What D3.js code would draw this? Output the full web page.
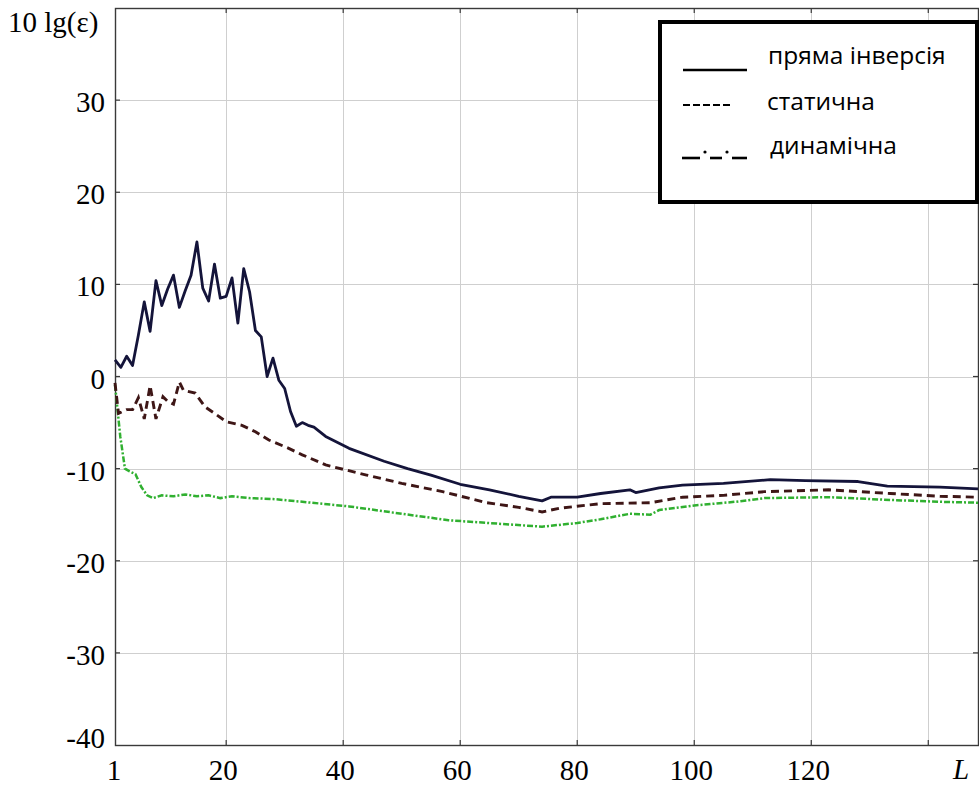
<!DOCTYPE html>
<html>
<head>
<meta charset="utf-8">
<script src="https://cdn.jsdelivr.net/npm/d3@7"></script>
<style>
  html, body { margin: 0; padding: 0; background: #fff; }
  svg { display: block; }
</style>
</head>
<body>
<svg id="chart" width="979" height="787"></svg>
<script>
// Filter length L (x) against 10 lg(ε) in dB (y)
const directL = [1, 2, 3, 4, 5, 6, 7, 8, 9, 10, 11, 12, 13, 14, 15, 16, 17, 18, 19, 20,
  21, 22, 23, 24, 25, 26, 27, 28, 29, 30, 31, 32, 33, 34, 35, 37, 41, 47, 51, 55,
  60, 65, 70, 74, 75.5, 80, 84, 89, 90, 94, 98, 105, 113, 119, 128, 133, 142, 148.5];
const directVals = [1.8, 1.0, 2.2, 1.2, 4.5, 8.1, 4.9, 10.4, 7.7, 9.5, 11.0, 7.5, 9.3, 11.0, 14.6, 9.6, 8.2, 12.2, 8.5, 8.7,
  10.7, 5.8, 11.7, 9.2, 5.0, 4.3, 0.0, 2.0, -0.4, -1.3, -3.8, -5.4, -5.0, -5.3, -5.5, -6.5, -7.8, -9.2, -10.0, -10.7,
  -11.7, -12.3, -13.0, -13.5, -13.1, -13.1, -12.7, -12.3, -12.6, -12.1, -11.8, -11.6, -11.2, -11.3, -11.4, -11.9, -12.0, -12.2];

const staticL = [1, 1.6, 3, 4, 5, 6, 7, 8, 9.2, 10, 11, 12, 12.7, 14.7, 16.4, 18, 20, 22.7, 25, 27.3,
  30.7, 33, 37, 44, 50, 57, 64.5, 70, 74, 77, 84, 92.5, 98, 105, 112, 123, 133.5, 142, 148.5];
const staticVals = [-0.7, -4.0, -3.6, -3.6, -2.3, -4.6, -1.0, -4.6, -2.2, -2.7, -3.0, -0.6, -1.5, -1.8, -3.3, -4.0, -4.9, -5.3, -6.0, -6.9,
  -7.8, -8.5, -9.6, -10.7, -11.6, -12.5, -13.7, -14.2, -14.7, -14.3, -13.8, -13.7, -13.1, -12.9, -12.5, -12.3, -12.7, -13.0, -13.1];

const dynamicL = [1, 1.9, 2.7, 3.5, 4.5, 5.5, 6.5, 7.5, 9, 11, 13, 15, 17, 19, 21, 24, 28, 33, 41, 50,
  58, 67, 74, 80, 84, 89, 92.5, 94, 100, 107, 112, 123, 133.5, 142, 148.5];
const dynamicVals = [-0.9, -6.5, -10.0, -10.3, -10.6, -12.0, -12.9, -13.2, -12.9, -13.0, -12.8, -13.0, -12.9, -13.2, -13.0, -13.2, -13.3, -13.6, -14.1, -14.9,
  -15.6, -16.0, -16.3, -15.9, -15.5, -14.9, -15.0, -14.5, -14.0, -13.6, -13.2, -13.1, -13.4, -13.6, -13.7];

const xTickLabels = [1, 20, 40, 60, 80, 100, 120];
const xGridValues = [20, 40, 60, 80, 100, 120, 140];
const yTickLabels = [-40, -30, -20, -10, 0, 10, 20, 30];
const yGridValues = [-30, -20, -10, 0, 10, 20, 30];
const legendNames = ["пряма інверсія", "статична", "динамічна"];

const svg = d3.select("#chart");
const plotLeft = 115, plotRight = 978, plotTop = 8, plotBottom = 745;

const x = d3.scaleLinear().domain([1, 148.5]).range([plotLeft, plotRight]);
const y = d3.scaleLinear().domain([-40, 40]).range([plotBottom, plotTop]);

const serif = "'Liberation Serif', 'Times New Roman', serif";
const plainNumber = d => String(d);

// grid
const grid = svg.append("g").attr("stroke", "#cfcfcf").attr("stroke-width", 1);
grid.selectAll("line.v").data(xGridValues).join("line")
  .attr("x1", d => Math.round(x(d)) + 0.5).attr("x2", d => Math.round(x(d)) + 0.5)
  .attr("y1", plotTop).attr("y2", plotBottom);
grid.selectAll("line.h").data(yGridValues).join("line")
  .attr("y1", d => Math.round(y(d)) + 0.5).attr("y2", d => Math.round(y(d)) + 0.5)
  .attr("x1", plotLeft).attr("x2", plotRight);

// frame
svg.append("rect")
  .attr("x", plotLeft + 0.5).attr("y", plotTop + 0.5)
  .attr("width", plotRight - plotLeft).attr("height", plotBottom - plotTop)
  .attr("fill", "none").attr("stroke", "#3a3a3a").attr("stroke-width", 1.4);

// inward tick marks on all four sides
const tickLen = 5;
const ticks = svg.append("g").attr("stroke", "#3a3a3a").attr("stroke-width", 1.2);
ticks.selectAll("line.b").data(xGridValues).join("line")
  .attr("x1", d => x(d)).attr("x2", d => x(d)).attr("y1", plotBottom).attr("y2", plotBottom - tickLen);
ticks.selectAll("line.t").data(xGridValues).join("line")
  .attr("x1", d => x(d)).attr("x2", d => x(d)).attr("y1", plotTop).attr("y2", plotTop + tickLen);
ticks.selectAll("line.l").data(yGridValues).join("line")
  .attr("y1", d => y(d)).attr("y2", d => y(d)).attr("x1", plotLeft).attr("x2", plotLeft + tickLen);
ticks.selectAll("line.r").data(yGridValues).join("line")
  .attr("y1", d => y(d)).attr("y2", d => y(d)).attr("x1", plotRight).attr("x2", plotRight - tickLen);

// y axis labels
const yAxis = svg.append("g").attr("transform", `translate(${plotLeft},0)`)
  .call(d3.axisLeft(y).tickValues(yTickLabels).tickSize(0).tickPadding(10).tickFormat(plainNumber));
yAxis.select(".domain").remove();
yAxis.selectAll("text")
  .attr("font-family", serif).attr("font-size", 29).attr("fill", "#000")
  .attr("dy", d => d === -40 ? "0.1em" : "0.4em");

// x axis labels
const xAxis = svg.append("g").attr("transform", `translate(0,${plotBottom})`)
  .call(d3.axisBottom(x).tickValues(xTickLabels).tickSize(0).tickPadding(14).tickFormat(plainNumber));
xAxis.select(".domain").remove();
xAxis.selectAll("text")
  .attr("font-family", serif).attr("font-size", 29).attr("fill", "#000")
  .attr("dx", d => d === 1 ? "-0.05em" : "-0.12em");

// axis titles
svg.append("text").attr("x", 8).attr("y", 32)
  .attr("font-family", serif).attr("font-size", 29).attr("fill", "#000")
  .text("10 lg(ε)");
svg.append("text").attr("x", x(145.6)).attr("y", 779).attr("text-anchor", "middle")
  .attr("font-family", serif).attr("font-size", 29).attr("font-style", "italic").attr("fill", "#000")
  .text("L");

// curves
const line = d3.line().x(d => x(d[0])).y(d => y(d[1]));
const zip = (a, b) => a.map((v, i) => [v, b[i]]);

svg.append("path").datum(zip(dynamicL, dynamicVals))
  .attr("d", line).attr("fill", "none")
  .attr("stroke", "#30b030").attr("stroke-width", 2.5)
  .attr("stroke-dasharray", "6,2,2,2");

svg.append("path").datum(zip(staticL, staticVals))
  .attr("d", line).attr("fill", "none")
  .attr("stroke", "#3e1616").attr("stroke-width", 2.9)
  .attr("stroke-dasharray", "8,5");

svg.append("path").datum(zip(directL, directVals))
  .attr("d", line).attr("fill", "none")
  .attr("stroke", "#14143a").attr("stroke-width", 2.8)
  .attr("stroke-linejoin", "round");

// legend
const lg = svg.append("g");
lg.append("rect").attr("x", 660).attr("y", 22).attr("width", 317).attr("height", 180)
  .attr("fill", "#fff").attr("stroke", "#000").attr("stroke-width", 4);

lg.append("line").attr("x1", 683).attr("x2", 747).attr("y1", 70).attr("y2", 70)
  .attr("stroke", "#000").attr("stroke-width", 2.6);
lg.append("line").attr("x1", 683).attr("x2", 731).attr("y1", 105).attr("y2", 105)
  .attr("stroke", "#000").attr("stroke-width", 2.2).attr("stroke-dasharray", "7,3");
[[682, 700], [710, 722], [732, 747]].forEach(s => {
  lg.append("line").attr("x1", s[0]).attr("x2", s[1]).attr("y1", 158).attr("y2", 158)
    .attr("stroke", "#000").attr("stroke-width", 2.6);
});
[705, 727].forEach(cx => {
  lg.append("circle").attr("cx", cx).attr("cy", 152).attr("r", 1.6).attr("fill", "#000");
});

const legendX = [768, 767, 770];
const legendY = [64, 110, 154];
lg.selectAll("text.name").data(legendNames).join("text")
  .attr("x", (d, i) => legendX[i]).attr("y", (d, i) => legendY[i])
  .attr("font-family", "'Open Sans', 'Noto Sans', sans-serif").attr("font-size", 24.5).attr("fill", "#000")
  .text(d => d);
</script>
</body>
</html>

....................

» **EXERCISE PROMPT**:
Quote, exactly and only, the lines from the first line of the data above through the line containing "-13.4, -13.6, -13.7];". The pictures do not belong in it.

» **FINAL ANSWER**:
What D3.js code would draw this? Output the full web page.
<!DOCTYPE html>
<html>
<head>
<meta charset="utf-8">
<script src="https://cdn.jsdelivr.net/npm/d3@7"></script>
<style>
  html, body { margin: 0; padding: 0; background: #fff; }
  svg { display: block; }
</style>
</head>
<body>
<svg id="chart" width="979" height="787"></svg>
<script>
// Filter length L (x) against 10 lg(ε) in dB (y)
const directL = [1, 2, 3, 4, 5, 6, 7, 8, 9, 10, 11, 12, 13, 14, 15, 16, 17, 18, 19, 20,
  21, 22, 23, 24, 25, 26, 27, 28, 29, 30, 31, 32, 33, 34, 35, 37, 41, 47, 51, 55,
  60, 65, 70, 74, 75.5, 80, 84, 89, 90, 94, 98, 105, 113, 119, 128, 133, 142, 148.5];
const directVals = [1.8, 1.0, 2.2, 1.2, 4.5, 8.1, 4.9, 10.4, 7.7, 9.5, 11.0, 7.5, 9.3, 11.0, 14.6, 9.6, 8.2, 12.2, 8.5, 8.7,
  10.7, 5.8, 11.7, 9.2, 5.0, 4.3, 0.0, 2.0, -0.4, -1.3, -3.8, -5.4, -5.0, -5.3, -5.5, -6.5, -7.8, -9.2, -10.0, -10.7,
  -11.7, -12.3, -13.0, -13.5, -13.1, -13.1, -12.7, -12.3, -12.6, -12.1, -11.8, -11.6, -11.2, -11.3, -11.4, -11.9, -12.0, -12.2];

const staticL = [1, 1.6, 3, 4, 5, 6, 7, 8, 9.2, 10, 11, 12, 12.7, 14.7, 16.4, 18, 20, 22.7, 25, 27.3,
  30.7, 33, 37, 44, 50, 57, 64.5, 70, 74, 77, 84, 92.5, 98, 105, 112, 123, 133.5, 142, 148.5];
const staticVals = [-0.7, -4.0, -3.6, -3.6, -2.3, -4.6, -1.0, -4.6, -2.2, -2.7, -3.0, -0.6, -1.5, -1.8, -3.3, -4.0, -4.9, -5.3, -6.0, -6.9,
  -7.8, -8.5, -9.6, -10.7, -11.6, -12.5, -13.7, -14.2, -14.7, -14.3, -13.8, -13.7, -13.1, -12.9, -12.5, -12.3, -12.7, -13.0, -13.1];

const dynamicL = [1, 1.9, 2.7, 3.5, 4.5, 5.5, 6.5, 7.5, 9, 11, 13, 15, 17, 19, 21, 24, 28, 33, 41, 50,
  58, 67, 74, 80, 84, 89, 92.5, 94, 100, 107, 112, 123, 133.5, 142, 148.5];
const dynamicVals = [-0.9, -6.5, -10.0, -10.3, -10.6, -12.0, -12.9, -13.2, -12.9, -13.0, -12.8, -13.0, -12.9, -13.2, -13.0, -13.2, -13.3, -13.6, -14.1, -14.9,
  -15.6, -16.0, -16.3, -15.9, -15.5, -14.9, -15.0, -14.5, -14.0, -13.6, -13.2, -13.1, -13.4, -13.6, -13.7];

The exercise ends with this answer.